Leading up to doing this, there has been such a lot of debate in my head. What if I project all my well bits, and then get the not well bits ignored when I really need it? What if I get accepted, and then one day if I have my own children have to fight for the opposite – I need help, and I have exactly the same symptoms? There is another lady with ME doing respite care that has been recently approved. The assessors are not deterred when you say you have DLA.

DLA is a benefit awarded on the basis of your ability to care for yourself and walk. I get low rate – and it’s awarded on the basis I have difficulty with both. Now, the more I’ve thought about it, the more confused I am. I feel like I am only able to define my disability on the boxes I have to fill in on that form – so what happens if I want to cook a big fancy dinner – or look after a child that requires both feeding and caring? According to the form – well, I need help with that all the time.

It doesn’t explain that no matter what I do, my concentration is poor and I feel ill – but that doesn’t stop me from being able to care for myself and another child. I just have to rest more, and adapt more in order to do it. However, no DLA, no WTC, and I would be unable to afford to live, as I am too unwell to work full time.

Being treated as a fully functioning adult at work, means when I do have to defend how I manage to look after children (you do know that they can run fast don’t you? you do know that they can have difficult behaviour?), is sometimes quite alien – as I have to find the words to explain to someone who is just looking at me with – you do know childcare is exhausting?

Looking after children can cost me a lot of time in bed. Now, I am not advocating self-destructive behaviour – look at me, what a good soldier am I, battling against the mighty ME by pushing my body to the limits! That kind of behaviour can lead to very bad relapses. What I am saying is – I would like to live my life in a way that if I have to spend days in bed to save up days of energy – I’d like to spend that energy on what I love, and sometimes that might be in a crazy way.

Pushing to do respite in my head is actually a sign of lunacy – but something tells me deep down – that it’s the kind of lunacy that works for me. Ironically – if I got approved, I’m already way more motivated to taking rests when I’d rather be doing things – because the goal looks so much more fun : ).

Labels: , , , , ,

Monday, January 21, 2008

A new life

Well, the problem with losing an old life is that the only thing that can replace it, is a new life. And they don't come all prepackaged in Tesco.

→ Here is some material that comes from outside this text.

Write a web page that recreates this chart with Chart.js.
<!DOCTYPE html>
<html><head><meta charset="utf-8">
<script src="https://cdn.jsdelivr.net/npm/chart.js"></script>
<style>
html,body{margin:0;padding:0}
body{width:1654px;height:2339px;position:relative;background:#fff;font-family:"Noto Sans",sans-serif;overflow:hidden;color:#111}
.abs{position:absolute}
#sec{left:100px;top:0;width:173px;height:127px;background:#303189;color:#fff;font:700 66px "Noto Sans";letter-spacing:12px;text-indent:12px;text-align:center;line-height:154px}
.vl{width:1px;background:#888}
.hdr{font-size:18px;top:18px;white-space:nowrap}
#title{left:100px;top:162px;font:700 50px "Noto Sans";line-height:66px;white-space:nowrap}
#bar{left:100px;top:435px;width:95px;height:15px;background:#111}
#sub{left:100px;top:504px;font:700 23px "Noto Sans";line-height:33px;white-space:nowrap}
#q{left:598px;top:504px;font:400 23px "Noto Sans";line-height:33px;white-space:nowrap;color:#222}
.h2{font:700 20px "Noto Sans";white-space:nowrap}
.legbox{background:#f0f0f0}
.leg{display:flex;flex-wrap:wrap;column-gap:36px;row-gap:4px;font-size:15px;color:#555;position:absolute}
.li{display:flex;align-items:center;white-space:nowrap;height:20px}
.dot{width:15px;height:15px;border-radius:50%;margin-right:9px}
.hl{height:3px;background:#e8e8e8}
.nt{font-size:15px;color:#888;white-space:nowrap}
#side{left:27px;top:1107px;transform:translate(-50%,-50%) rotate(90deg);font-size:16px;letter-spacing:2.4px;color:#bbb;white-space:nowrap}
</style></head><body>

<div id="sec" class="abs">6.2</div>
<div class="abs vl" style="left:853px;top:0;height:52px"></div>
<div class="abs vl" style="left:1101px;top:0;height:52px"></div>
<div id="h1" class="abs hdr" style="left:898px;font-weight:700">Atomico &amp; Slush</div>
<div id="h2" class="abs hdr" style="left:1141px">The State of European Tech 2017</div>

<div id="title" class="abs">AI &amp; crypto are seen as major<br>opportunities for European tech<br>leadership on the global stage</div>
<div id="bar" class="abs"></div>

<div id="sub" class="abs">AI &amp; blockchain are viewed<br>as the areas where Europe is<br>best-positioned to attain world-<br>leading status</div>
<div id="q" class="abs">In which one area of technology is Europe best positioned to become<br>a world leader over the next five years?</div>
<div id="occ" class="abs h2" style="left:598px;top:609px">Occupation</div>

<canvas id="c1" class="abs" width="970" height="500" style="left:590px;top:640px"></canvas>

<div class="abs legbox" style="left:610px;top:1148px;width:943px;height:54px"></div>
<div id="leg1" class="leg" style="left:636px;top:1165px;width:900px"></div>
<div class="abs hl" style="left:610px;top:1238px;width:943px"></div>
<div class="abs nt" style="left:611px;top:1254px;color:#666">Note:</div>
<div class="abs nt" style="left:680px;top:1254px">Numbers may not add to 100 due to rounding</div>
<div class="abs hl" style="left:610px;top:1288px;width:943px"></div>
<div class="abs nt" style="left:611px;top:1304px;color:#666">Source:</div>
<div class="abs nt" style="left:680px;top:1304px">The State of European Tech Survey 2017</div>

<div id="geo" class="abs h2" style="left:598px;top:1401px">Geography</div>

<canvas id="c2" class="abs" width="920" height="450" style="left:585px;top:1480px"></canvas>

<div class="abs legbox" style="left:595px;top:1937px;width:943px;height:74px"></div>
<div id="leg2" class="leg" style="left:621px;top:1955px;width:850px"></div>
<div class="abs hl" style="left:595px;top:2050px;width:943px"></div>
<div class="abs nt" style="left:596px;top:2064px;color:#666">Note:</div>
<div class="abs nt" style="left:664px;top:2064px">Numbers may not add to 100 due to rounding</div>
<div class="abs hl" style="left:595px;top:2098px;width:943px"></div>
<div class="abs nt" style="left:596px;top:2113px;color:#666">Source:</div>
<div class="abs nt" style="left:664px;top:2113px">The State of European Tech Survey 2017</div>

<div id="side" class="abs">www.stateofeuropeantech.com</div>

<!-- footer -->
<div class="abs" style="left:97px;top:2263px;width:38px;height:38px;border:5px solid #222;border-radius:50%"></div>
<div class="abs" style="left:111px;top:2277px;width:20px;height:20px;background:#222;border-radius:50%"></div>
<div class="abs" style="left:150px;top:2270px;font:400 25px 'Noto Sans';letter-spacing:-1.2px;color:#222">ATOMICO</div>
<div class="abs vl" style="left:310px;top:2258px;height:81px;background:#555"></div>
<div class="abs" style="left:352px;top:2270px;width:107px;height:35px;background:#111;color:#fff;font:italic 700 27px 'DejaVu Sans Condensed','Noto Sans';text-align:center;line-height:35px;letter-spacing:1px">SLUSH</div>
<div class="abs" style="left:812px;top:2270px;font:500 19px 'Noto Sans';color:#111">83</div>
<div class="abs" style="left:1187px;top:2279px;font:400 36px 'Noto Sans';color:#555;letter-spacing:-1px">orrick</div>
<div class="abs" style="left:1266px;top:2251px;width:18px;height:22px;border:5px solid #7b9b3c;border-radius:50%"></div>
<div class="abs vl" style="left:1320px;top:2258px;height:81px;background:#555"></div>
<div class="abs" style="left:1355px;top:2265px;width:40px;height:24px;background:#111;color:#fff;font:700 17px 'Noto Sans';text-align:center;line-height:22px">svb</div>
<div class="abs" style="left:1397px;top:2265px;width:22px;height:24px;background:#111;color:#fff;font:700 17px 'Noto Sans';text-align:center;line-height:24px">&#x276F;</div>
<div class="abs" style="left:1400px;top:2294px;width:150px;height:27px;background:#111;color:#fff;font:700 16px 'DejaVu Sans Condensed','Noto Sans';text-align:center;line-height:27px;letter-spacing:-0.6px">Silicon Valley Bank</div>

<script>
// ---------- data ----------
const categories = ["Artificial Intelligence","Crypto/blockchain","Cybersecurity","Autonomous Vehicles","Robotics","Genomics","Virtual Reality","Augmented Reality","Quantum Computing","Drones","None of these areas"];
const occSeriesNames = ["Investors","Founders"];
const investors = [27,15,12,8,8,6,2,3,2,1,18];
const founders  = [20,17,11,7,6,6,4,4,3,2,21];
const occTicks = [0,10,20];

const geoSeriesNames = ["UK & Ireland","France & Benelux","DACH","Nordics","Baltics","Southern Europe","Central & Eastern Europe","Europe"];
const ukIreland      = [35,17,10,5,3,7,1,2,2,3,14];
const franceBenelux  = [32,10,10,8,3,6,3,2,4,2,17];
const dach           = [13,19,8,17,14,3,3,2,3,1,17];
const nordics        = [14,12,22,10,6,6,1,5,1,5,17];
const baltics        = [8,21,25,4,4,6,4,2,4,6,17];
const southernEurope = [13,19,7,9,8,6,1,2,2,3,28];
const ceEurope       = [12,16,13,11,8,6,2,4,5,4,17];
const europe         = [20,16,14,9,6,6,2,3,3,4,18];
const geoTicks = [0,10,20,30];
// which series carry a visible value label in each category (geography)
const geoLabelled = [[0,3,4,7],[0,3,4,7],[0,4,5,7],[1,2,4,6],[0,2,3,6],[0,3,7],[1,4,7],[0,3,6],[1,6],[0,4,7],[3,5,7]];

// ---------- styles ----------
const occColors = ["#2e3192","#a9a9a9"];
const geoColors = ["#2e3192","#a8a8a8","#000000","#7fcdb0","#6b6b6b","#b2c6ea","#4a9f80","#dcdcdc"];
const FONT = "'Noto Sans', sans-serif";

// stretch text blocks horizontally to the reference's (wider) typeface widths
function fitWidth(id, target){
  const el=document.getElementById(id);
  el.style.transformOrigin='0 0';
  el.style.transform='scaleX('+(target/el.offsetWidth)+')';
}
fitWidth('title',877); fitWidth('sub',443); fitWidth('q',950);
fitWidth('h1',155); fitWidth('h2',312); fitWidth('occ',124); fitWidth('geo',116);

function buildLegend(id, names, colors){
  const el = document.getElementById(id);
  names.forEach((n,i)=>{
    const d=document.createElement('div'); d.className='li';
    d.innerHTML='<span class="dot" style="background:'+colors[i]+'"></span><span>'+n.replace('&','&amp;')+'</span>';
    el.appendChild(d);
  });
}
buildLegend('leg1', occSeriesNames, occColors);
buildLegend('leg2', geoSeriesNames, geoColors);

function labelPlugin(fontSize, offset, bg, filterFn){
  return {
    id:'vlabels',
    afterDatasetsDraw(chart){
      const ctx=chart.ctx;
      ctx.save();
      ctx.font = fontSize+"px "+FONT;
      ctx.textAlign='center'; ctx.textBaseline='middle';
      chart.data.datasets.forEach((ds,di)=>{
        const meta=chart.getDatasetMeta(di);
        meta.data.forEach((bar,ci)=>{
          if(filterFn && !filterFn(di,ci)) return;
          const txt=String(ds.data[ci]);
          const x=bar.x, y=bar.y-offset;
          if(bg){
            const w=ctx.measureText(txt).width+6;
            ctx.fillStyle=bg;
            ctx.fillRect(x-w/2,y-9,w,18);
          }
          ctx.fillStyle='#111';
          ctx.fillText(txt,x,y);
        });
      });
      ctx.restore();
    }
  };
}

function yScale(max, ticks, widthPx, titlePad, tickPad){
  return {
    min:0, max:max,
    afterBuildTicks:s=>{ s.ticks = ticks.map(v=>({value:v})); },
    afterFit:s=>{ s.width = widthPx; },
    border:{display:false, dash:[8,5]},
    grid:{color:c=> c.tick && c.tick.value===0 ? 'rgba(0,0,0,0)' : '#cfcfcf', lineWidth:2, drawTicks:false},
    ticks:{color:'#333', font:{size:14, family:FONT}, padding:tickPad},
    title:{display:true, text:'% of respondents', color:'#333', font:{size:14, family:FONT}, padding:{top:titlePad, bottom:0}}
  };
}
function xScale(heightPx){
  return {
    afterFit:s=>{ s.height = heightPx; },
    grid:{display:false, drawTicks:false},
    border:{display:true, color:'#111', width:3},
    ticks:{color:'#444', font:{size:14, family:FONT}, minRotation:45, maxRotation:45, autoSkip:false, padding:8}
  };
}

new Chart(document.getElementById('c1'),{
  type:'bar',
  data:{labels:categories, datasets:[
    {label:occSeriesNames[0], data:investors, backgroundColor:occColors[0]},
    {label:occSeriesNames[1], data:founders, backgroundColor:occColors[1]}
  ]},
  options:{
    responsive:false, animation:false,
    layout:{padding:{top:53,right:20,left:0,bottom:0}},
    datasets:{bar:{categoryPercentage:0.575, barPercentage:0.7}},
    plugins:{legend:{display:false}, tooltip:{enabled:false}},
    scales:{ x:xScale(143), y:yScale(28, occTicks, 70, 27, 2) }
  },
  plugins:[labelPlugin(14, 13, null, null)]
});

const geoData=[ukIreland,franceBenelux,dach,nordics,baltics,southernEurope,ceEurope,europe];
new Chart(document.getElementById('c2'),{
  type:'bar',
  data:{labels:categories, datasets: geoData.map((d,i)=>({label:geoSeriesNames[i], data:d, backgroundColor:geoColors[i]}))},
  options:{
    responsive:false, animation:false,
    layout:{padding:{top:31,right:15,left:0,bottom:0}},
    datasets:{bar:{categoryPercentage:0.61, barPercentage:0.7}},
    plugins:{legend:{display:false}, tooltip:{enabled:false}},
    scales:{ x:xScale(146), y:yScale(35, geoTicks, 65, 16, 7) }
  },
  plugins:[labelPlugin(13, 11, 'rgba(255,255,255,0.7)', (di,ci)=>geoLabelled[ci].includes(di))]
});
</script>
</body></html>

Looking for a new job sort of counts, even just a little bit - and today I phoned about two. I also phoned about a new thing I would like to do. I am currently getting assessed to do respite care. See, here's how it goes ladies - the government will give you money and a baby and a cot, for however many nights a month you want to do it. Ok, it's not quite like that - but it might mean looking after a small child in my own house becomes a possibility.

Why would anyone want to do this? Answer ; because they like children, and don't want to scare boys away by saying - fill me with your little babies.

I would not do that - I'm teasing.

I got back to pixie land after a NASTY virus ate me last week - and they said, oh good to see you and how are you? I was like - who abducted the pixies brains - did my deputy bribe them?

My dare to you - do one thing, just one that you think is a bit mad today - and if you want specific dares - then please, ask me, and I'll give you them.